Rocard, qui fut Premier ministre socialiste sous Mitterrand, vient de se déclarer solidaire de Raffarin. Et pour cause: c'est lui qui avait préparé les premières attaques contre les retraites, qui furent mises en oeuvre par Balladur, et pas remises en cause par Jospin lorsqu'il était au pouvoir. Et il a été rejoint par d'autres responsables socialistes comme Charasse et Delors. Ils estiment et disent qu'il vaut mieux que les projets contre les retraites passent maintenant, sans quoi ce serait plus tard, peut-être, parce qu'un éventuel gouvernement socialiste aurait à les faire passer.

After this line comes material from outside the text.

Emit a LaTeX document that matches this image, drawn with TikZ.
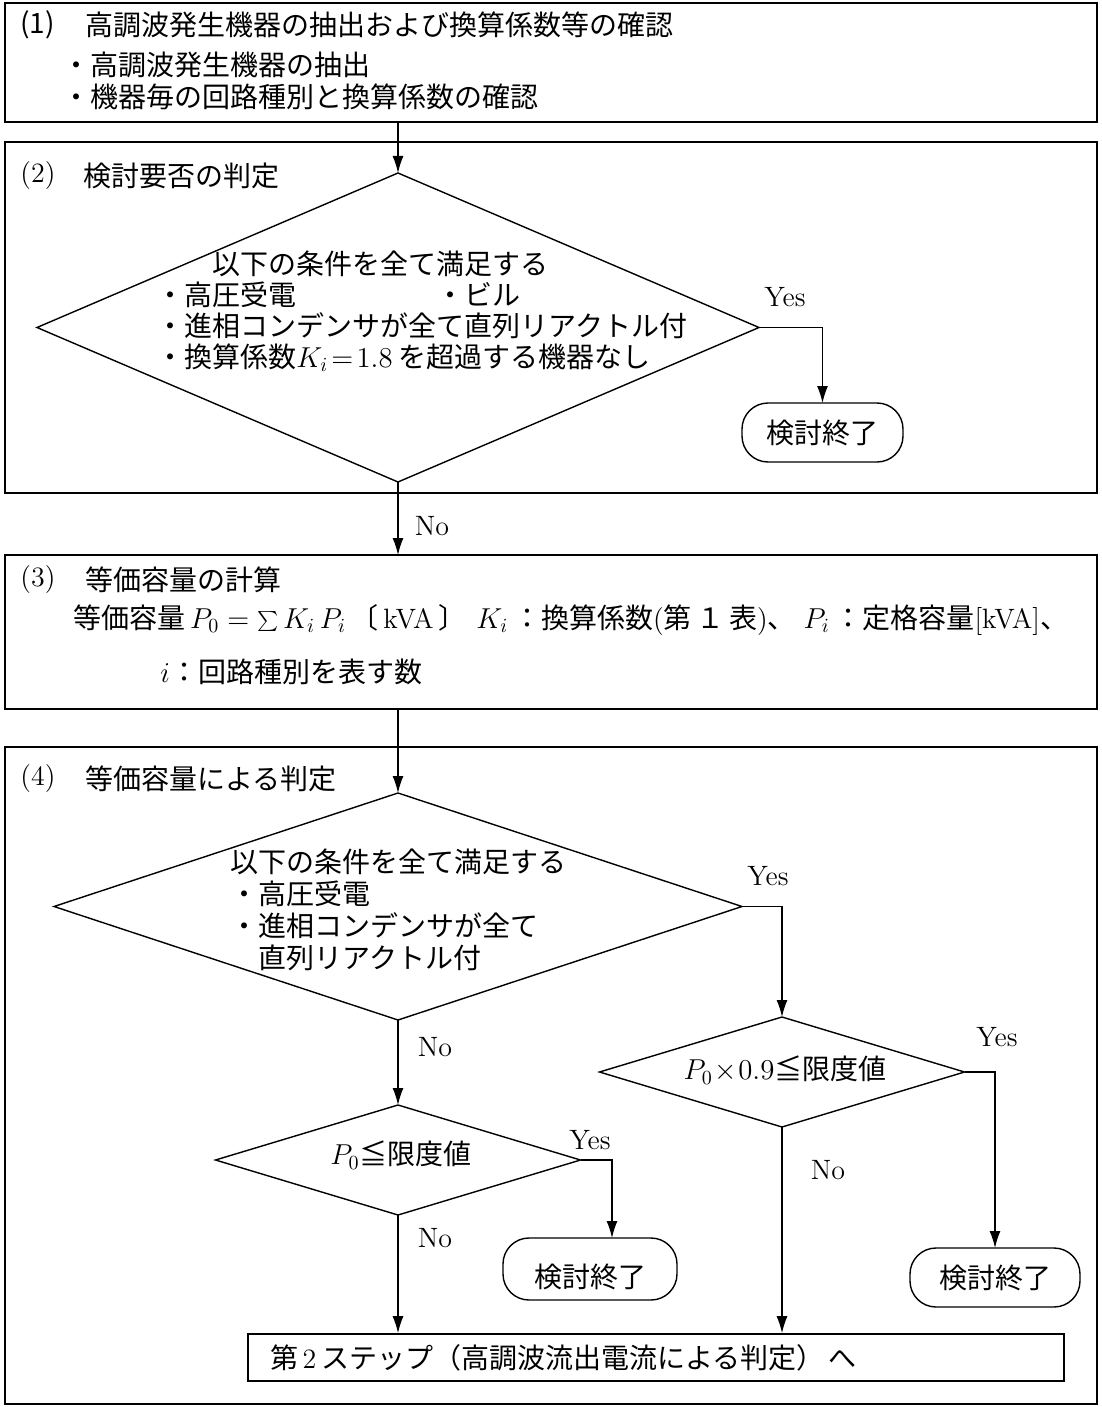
\documentclass[tikz,border=0pt]{standalone}
\usepackage{fontspec}
\newfontfamily\jp{Noto Sans CJK JP}
\usetikzlibrary{shapes.geometric,arrows.meta}
\newcommand{\rmtxt}[1]{{\rmfamily #1}}

\tikzset{
  frame/.style={draw,line width=1pt,minimum width=546pt,inner sep=0pt,outer sep=0pt,anchor=north west},
  cond/.style={draw,diamond,line width=0.7pt,inner sep=0pt,outer sep=0pt},
  term/.style={draw,rectangle,rounded corners=13pt,line width=0.7pt,inner sep=0pt,outer sep=0pt,font=\jp\fontsize{14}{16}\selectfont},
  flow/.style={line width=0.7pt,-{Latex[length=8.5pt,width=5.5pt]}},
  jtxt/.style={font=\jp\fontsize{14}{16}\selectfont,inner sep=0pt},
  ltxt/.style={font=\fontsize{14}{16}\selectfont,inner sep=0pt},
}

\begin{document}
\begin{tikzpicture}[x=0.5pt,y=-0.5pt]
\useasboundingbox (0,0) rectangle (1102,1407);

% Outer frames of the four steps
\node[frame,minimum height=59.5pt] (b1) at (5,3) {};
\node[frame,minimum height=175.5pt] (b2) at (5,142) {};
\node[frame,minimum height=77pt] (b3) at (5,555) {};
\node[frame,minimum height=328.5pt] (b4) at (5,747) {};

% (1) extraction
\node[jtxt,anchor=west] (n1) at (20,25) {(1)};
\node[jtxt,anchor=west] (t1) at (85,25) {高調波発生機器の抽出および換算係数等の確認};
\node[jtxt,anchor=west,align=left] (l1) at (62,81) {・高調波発生機器の抽出\\・機器毎の回路種別と換算係数の確認};

% (2) need of examination
\node[ltxt,anchor=west] (n2) at (20,176) {(2)};
\node[jtxt,anchor=west] (t2) at (83,176) {検討要否の判定};
\node[cond,minimum width=361pt,minimum height=154.5pt] (d1) at (398,327.5) {};
\node[jtxt,anchor=west,align=left,font=\jp\fontsize{14}{15.5}\selectfont] (c1) at (156,311)
  {\hspace*{28pt}以下の条件を全て満足する\\・高圧受電\hspace{70pt}・ビル\\・進相コンデンサが全て直列リアクトル付\\・換算係数$K_i\!=\!1.8$ を超過する機器なし};
\node[term,minimum width=80.5pt,minimum height=29.5pt] (e1) at (822.5,432.5) {検討終了};

% (3) equivalent capacity
\node[ltxt,anchor=west] (n3) at (20,580) {(3)};
\node[jtxt,anchor=west] (t3) at (85,580) {等価容量の計算};
\node[jtxt,anchor=west] (f1) at (73,620)
  {等価容量$\,P_0=\sum K_i\,P_i\,$〔\,\rmtxt{kVA}\,〕\hspace{5pt}$K_i\,$：換算係数\rmtxt{(}第\,１\,表\rmtxt{)}、\hspace{4pt}$P_i\,$：定格容量\rmtxt{[kVA]}、};
\node[jtxt,anchor=west] (f2) at (160,672) {$i$：回路種別を表す数};

% (4) judgement by equivalent capacity
\node[ltxt,anchor=west] (n4) at (20,779) {(4)};
\node[jtxt,anchor=west] (t4) at (85,779) {等価容量による判定};
\node[cond,minimum width=344pt,minimum height=113.5pt] (d2) at (398,906.5) {};
\node[jtxt,anchor=west,align=left] (c2) at (230,910)
  {以下の条件を全て満足する\\・高圧受電\\・進相コンデンサが全て\\\hspace*{14pt}直列リアクトル付};
\node[cond,minimum width=182.5pt,minimum height=55pt] (d3) at (782,1072) {};
\node[jtxt] (c3) at (785,1070) {$P_0\!\times\!0.9$≦限度値};
\node[cond,minimum width=182.5pt,minimum height=55pt] (d4) at (398,1160) {};
\node[jtxt] (c4) at (401,1155) {$P_0$≦限度値};
\node[term,minimum width=87pt,minimum height=31pt] (e2) at (590,1269)
  {\raisebox{-5pt}[0.8em][0.2em]{検討終了}};
\node[term,minimum width=85pt,minimum height=29.5pt] (e3) at (995,1277.5) {検討終了};
\node[draw,line width=0.8pt,text width=386pt,inner xsep=11pt,inner ysep=0pt,minimum height=23.5pt,align=left,
  font=\jp\fontsize{14}{16}\selectfont] (fin) at (656,1357.5) {第\,\rmtxt{2}\,ステップ（高調波流出電流による判定）\,へ};

% Yes / No labels
\foreach \x/\y [count=\k] in {785/297,768/876,997/1037,590/1140}
  \node[ltxt] (yes\k) at (\x,\y) {Yes};
\foreach \x/\y [count=\k] in {432/526,435/1047,828/1170,435/1238}
  \node[ltxt] (no\k) at (\x,\y) {No};

% Connectors
\draw[flow] (d1.north |- b1.south) -- (d1.north);
\draw[flow] (d1.east) -| (e1.north);
\draw[flow] (d1.south) -- (d1.south |- b3.north);
\draw[flow] (d2.north |- b3.south) -- (d2.north);
\draw[flow] (d2.east) -| (d3.north);
\draw[flow] (d3.east) -| (e3.north);
\draw[flow] (d2.south) -- (d4.north);
\draw[flow] (d4.east) -| ([xshift=11pt]e2.north);
\draw[flow] (d4.south) -- (d4.south |- fin.north);
\draw[flow] (d3.south) -- (d3.south |- fin.north);

\end{tikzpicture}
\end{document}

C'est que tous ces politiciens sont au service de la grande bourgeoisie. Leur monde, c'est celui des profits extorqués aux travailleurs mal payés, jetés à la rue quand ils ne rapportent plus assez de bénéfices, des énormes "commissions", c'est-à-dire des pots-de-vin versés en échange de quelques menus services et qu'un procès comme celui d'Elf fait parfois émerger. Et c'est pour permettre à tout ce beau monde de s'enrichir davantage que ces gens-là s'en prennent aux retraites des travailleurs, déjà misérables pour beaucoup.

La seule chose qui peut embarrasser ce gouvernement, qui apparaissait si sûr de lui pour s'attaquer aux travailleurs de tous les secteurs, c'est bien cette montée du mécontentement qui s'exprime à travers les manifestations et les grèves. C'est pourquoi il faut que la puissance des travailleurs continue à s'exprimer.

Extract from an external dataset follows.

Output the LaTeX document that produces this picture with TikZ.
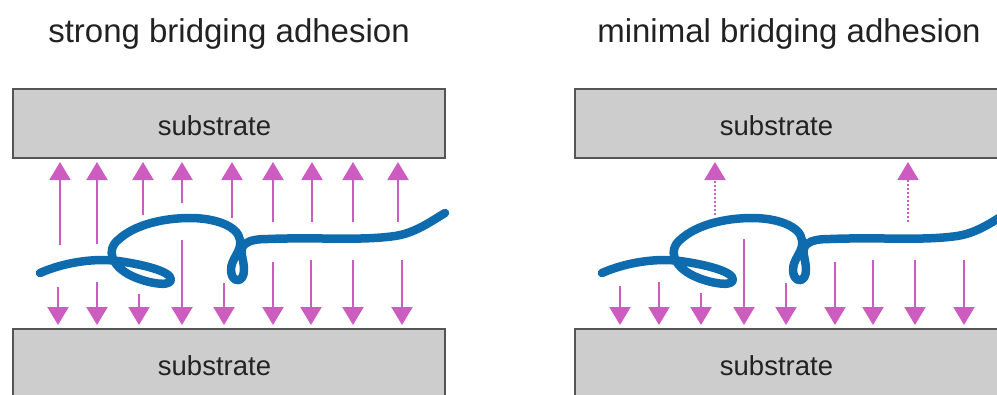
\documentclass[tikz,border=0pt]{standalone}
\usepackage{fontspec}
\setmainfont{Liberation Sans}
\usetikzlibrary{arrows.meta}
\definecolor{subfill}{HTML}{CDCDCD}
\definecolor{subedge}{HTML}{555555}
\definecolor{force}{HTML}{CC5CC0}
\definecolor{chain}{HTML}{0E6BAE}
\definecolor{ink}{HTML}{222222}
\tikzset{
  subbox/.style={draw=subedge, fill=subfill, line width=2pt, rectangle,
    minimum width=432pt, inner sep=0pt},
  sublabel/.style={anchor=base, text=ink, font=\fontsize{27.5}{30}\selectfont, inner sep=0pt},
  heading/.style={anchor=base, text=ink, font=\fontsize{33}{36}\selectfont, inner sep=0pt},
  pull/.style={draw=force, line width=2pt, -{Triangle[width=21pt,length=18pt]}},
  weakpull/.style={pull, dash pattern=on 2pt off 2pt},
  polymer/.style={draw=chain, line width=8.5pt, line cap=round, line join=round},
}
\begin{document}
\begin{tikzpicture}[x=1pt, y=-1pt]
\useasboundingbox (0,0) rectangle (997,394);
\clip (0,0) rectangle (997,394);

% headings
\node[heading] (headL) at (229,42) {strong bridging adhesion};
\node[heading] (headR) at (789,42) {minimal bridging adhesion};

% substrates
\node[subbox, minimum height=69pt] (topL) at (229,123.5) {};
\node[subbox, minimum height=72pt] (botL) at (229,364.5) {};
\node[subbox, minimum height=69pt] (topR) at (791,123.5) {};
\node[subbox, minimum height=72pt] (botR) at (791,364.5) {};
\node[sublabel] (topLt) at (214.5,135) {substrate};
\node[sublabel] (botLt) at (214.5,375) {substrate};
\node[sublabel] (topRt) at (776.5,135) {substrate};
\node[sublabel] (botRt) at (776.5,375) {substrate};

% adhesive forces, strong case
\foreach \x/\t in {60/245, 97/244, 143/215, 182/203, 232/218, 273/222, 312/222, 353/222, 398/222}
  \draw[pull] (\x,\t) -- (\x,162);
\foreach \x/\t in {58/287, 97/282, 139/294, 182/240, 224/283, 273/262, 311/260, 353/260, 402/260}
  \draw[pull] (\x,\t) -- (\x,325);

% adhesive forces, minimal case
\foreach \x/\t in {715/215, 908/222}
  \draw[weakpull] (\x,\t) -- (\x,162);
\foreach \x/\t in {620/286, 659/282, 701/293, 744/239, 786/283, 835/262, 873/260, 915/260, 964/260}
  \draw[pull] (\x,\t) -- (\x,325);

% polymer chain (same shape in both panels)
\foreach \dx in {0,562} {
  \begin{scope}[xshift=\dx pt]
  \draw[polymer] (40,273)
    .. controls (65,262) and (95,258) .. (118,261)
    .. controls (140,264) and (172,271) .. (171,280)
    .. controls (170,288) and (142,282) .. (128,274)
    .. controls (112,265) and (106,250) .. (118,240)
    .. controls (135,224) and (165,218) .. (190,218)
    .. controls (215,218) and (238,226) .. (240,240)
    .. controls (242,252) and (231,258) .. (231,270)
    .. controls (231,283) and (244,284) .. (244,270)
    .. controls (244,258) and (238,250) .. (245,244)
    .. controls (250,240) and (258,239) .. (268,239)
    .. controls (320,237) and (360,241) .. (395,236)
    .. controls (415,233) and (430,222) .. (445,213);
  \end{scope}
}
\end{tikzpicture}
\end{document}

Le gouvernement cherche à diviser. Il a essayé d'opposer les salariés du privé et ceux du secteur public. Il fait mine de s'étonner que les cheminots, qui ne sont pas (encore) touchés par ses plans soient dans la lutte. Mais le succès des manifestations prouve que les travailleurs sont de plus en plus nombreux à comprendre qu'ils sont tous visés par les attaques du gouvernement, et que c'est tous ensemble qu'ils le feront reculer.

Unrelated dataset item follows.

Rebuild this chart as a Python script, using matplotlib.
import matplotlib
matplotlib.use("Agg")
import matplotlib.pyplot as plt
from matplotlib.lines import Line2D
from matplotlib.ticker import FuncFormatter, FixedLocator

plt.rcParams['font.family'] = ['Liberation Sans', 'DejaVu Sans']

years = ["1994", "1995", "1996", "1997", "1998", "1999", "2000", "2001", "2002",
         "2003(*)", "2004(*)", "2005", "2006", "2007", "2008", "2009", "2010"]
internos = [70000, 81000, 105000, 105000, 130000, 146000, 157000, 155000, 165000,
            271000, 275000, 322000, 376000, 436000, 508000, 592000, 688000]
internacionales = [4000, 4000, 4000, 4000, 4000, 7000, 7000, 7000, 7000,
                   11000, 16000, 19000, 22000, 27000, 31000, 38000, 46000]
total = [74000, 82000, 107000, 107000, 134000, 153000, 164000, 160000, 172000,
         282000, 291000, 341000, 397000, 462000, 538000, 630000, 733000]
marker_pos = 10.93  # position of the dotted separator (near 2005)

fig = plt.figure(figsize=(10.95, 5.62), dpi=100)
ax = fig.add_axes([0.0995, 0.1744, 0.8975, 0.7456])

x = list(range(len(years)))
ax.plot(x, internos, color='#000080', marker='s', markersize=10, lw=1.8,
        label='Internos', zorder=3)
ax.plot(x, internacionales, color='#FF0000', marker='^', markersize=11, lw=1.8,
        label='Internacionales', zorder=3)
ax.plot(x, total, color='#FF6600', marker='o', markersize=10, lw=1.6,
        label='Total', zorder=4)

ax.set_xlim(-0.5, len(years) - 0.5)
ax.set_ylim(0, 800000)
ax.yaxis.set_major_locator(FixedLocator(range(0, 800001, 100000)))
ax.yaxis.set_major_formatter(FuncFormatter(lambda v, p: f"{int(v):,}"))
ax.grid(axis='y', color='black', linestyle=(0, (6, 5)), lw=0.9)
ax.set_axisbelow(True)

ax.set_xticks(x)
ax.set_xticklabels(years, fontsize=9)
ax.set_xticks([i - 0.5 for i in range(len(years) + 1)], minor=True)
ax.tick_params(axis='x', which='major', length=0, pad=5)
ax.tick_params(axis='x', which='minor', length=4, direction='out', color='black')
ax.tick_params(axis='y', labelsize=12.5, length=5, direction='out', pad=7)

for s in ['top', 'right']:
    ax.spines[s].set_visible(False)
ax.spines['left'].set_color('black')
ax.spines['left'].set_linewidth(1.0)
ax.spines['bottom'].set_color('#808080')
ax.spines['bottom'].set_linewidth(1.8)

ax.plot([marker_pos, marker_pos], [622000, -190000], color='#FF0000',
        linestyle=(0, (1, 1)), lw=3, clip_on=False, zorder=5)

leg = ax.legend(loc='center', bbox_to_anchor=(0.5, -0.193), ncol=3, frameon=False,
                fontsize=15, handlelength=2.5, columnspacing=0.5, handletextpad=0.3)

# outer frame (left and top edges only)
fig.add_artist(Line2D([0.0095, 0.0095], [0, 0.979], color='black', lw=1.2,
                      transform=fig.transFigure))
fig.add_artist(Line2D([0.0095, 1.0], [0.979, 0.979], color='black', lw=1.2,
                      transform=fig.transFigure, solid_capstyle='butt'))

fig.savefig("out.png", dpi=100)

Les directions syndicales, qui appellent aux journées de manifestations, et maintenant à poursuivre le mouvement et à une nouvelle journée le 10 juin, entraînent à la lutte. Mais elles ne proposent pas clairement d'obliger le gouvernement à ravaler tous ses projets. Elles demandent surtout à les discuter, ce qui laisse place à l'arrêt des luttes moyennant quelques aménagements autour du tapis vert du projet gouvernemental.

Mais pour les travailleurs, pour tous les travailleurs, c'est de leur vie qu'il s'agit. C'est à tous que l'on veut imposer les quarante ans de cotisation, et explicitement quarante-et-un, puis quarante-deux ans d'ici peu. On veut leur imposer en fait de reculer l'âge de la retraite, alors que le patronat se débarrasse tous les jours des travailleurs les plus âgés, ce qui fait que lors de leurs dernières années avant la retraite, ils ne cotiseront que sur des indemnités de chômage ou sur le Smic.

Chirac, Raffarin, Fillon osent dire qu'ils parlent au nom des électeurs. Ils prétendent parler au nom des 82% qui ont voté Chirac à la présidentielle grâce à l'intox à laquelle la gauche a participé. Mais aux législatives, ils n'ont eu qu'un peu plus de la moitié des voix. Ils n'ont aucune légitimité à parler et agir au nom de tous.

Alors, il faut que les travailleurs continuent à se faire entendre, que les grèves et les manifestations continuent et s'élargissent. C'est la force des travailleurs en lutte qui peut faire reculer Chirac, Raffarin, Fillon et autres et les contraindre à remiser leurs projets.